Das Schloss Angern, gelegen in der Gemeinde Angern im Landkreis Börde, Sachsen-Anhalt, ist ein historisch bedeutendes Beispiel für die Entwicklung vom mittelalterlichen Wehrbau zur barocken Repräsentationsarchitektur. Seine Ursprüngliche Funktion als Wasserburg auf zwei künstlichen Inseln wurde im Laufe der Jahrhunderte umgewandelt in ein Rokoko-Herrenhaus mit klassizistischen Umgestaltungen im 19. Jahrhundert. Der Bau ist nicht nur aus architekturhistorischer Sicht relevant, sondern reflektiert auch Aspekte der politischen, sozialen und kulturellen Entwicklung des regionalen Adels. Ziel dieses Essays ist es, die architektonische und historische Entwicklung des Schlosses vom 14. bis zum 19. Jahrhundert nachzuzeichnen, die Besonderheiten der Ausstattung im Rokoko zu beleuchten und denkmalpflegerische Herausforderungen in der Gegenwart aufzuzeigen. Grundlage bilden archivalische Quellen, zeitgenössische Reiseberichte sowie Sekundärliteratur zur mitteldeutschen Schlösserlandschaft.
Die erste gesicherte urkundliche Erwähnung der Burg Angern stammt aus dem Jahr 1341. Unter Erzbischof Otto von Hessen wurde sie als Wasserburg mit einem siebenstöckigen Turm auf zwei künstlichen Inseln angelegt (vgl. Krosigk 2022, S. 3).
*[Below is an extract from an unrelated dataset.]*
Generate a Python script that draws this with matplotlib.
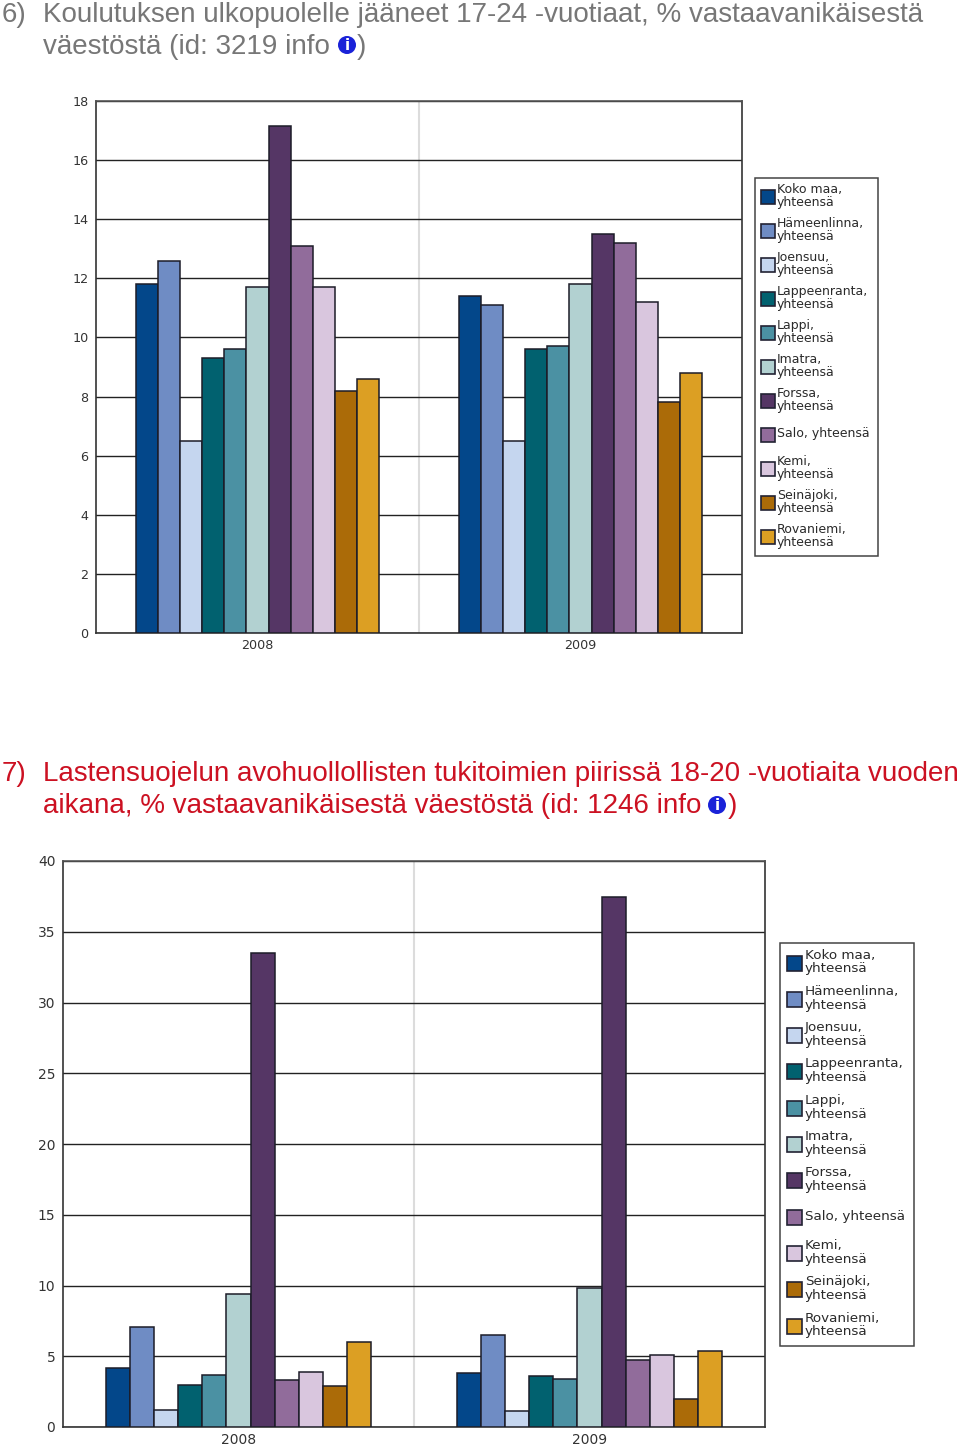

Diese frühe Phase ist geprägt von der typischen Bauweise niederdeutscher Niederungsburgen mit umlaufendem Wassergraben, Bruchsteinmauerwerk und wehrhaften Aufbauten.
Im Dreißigjährigen Krieg wurde die Anlage 1631 durch kaiserliche Truppen besetzt und im Zuge eines schwedischen Gegenangriffs schwer beschädigt. Nach dem anschließenden Dorfbrand blieben nur Teile des Wehrturms, Kelleranlagen und Tonnengewölbe erhalten (vgl. Bergner 1911, S. 32 f.). 1650 fand eine Kirchenvisitation in den Ruinen statt, was auf eine zumindest teilweise Nutzung hinweist. Das Erdgeschoss des ehemaligen Bergfrieds ist bis heute erhalten und in das Herrenhaus integriert. Es misst ca. 8 × 8 Meter, besteht aus Bruchsteinmauerwerk mit Tonnengewölbe und zeigt an der Ostseite eine Schießscharte in ca. zwei Meter Höhe, ein typisches Merkmal wehrhafter Architektur des 13. und 14. Jahrhunderts (vgl. Denkmalverzeichnis Sachsen-Anhalt 2001).
Erst im 18. Jahrhundert erfolgte ein grundlegender architektonischer Neuanfang. Christoph Daniel von der Schulenburg, General der Infanterie im Dienst des Königs von Sardinien, erwarb 1736 das Gut und ließ ab 1738 das heutige Schloss errichten. Der barocke Neubau entstand auf den Fundamenten der mittelalterlichen Burg. Die Integration der alten Gewölbe in das neue Herrenhaus wurde in einem "Memoire" des Bauherren dokumentiert, das sich im Gutsarchiv Angern erhalten hat (vgl. Publikation Angern 2022, S. 8).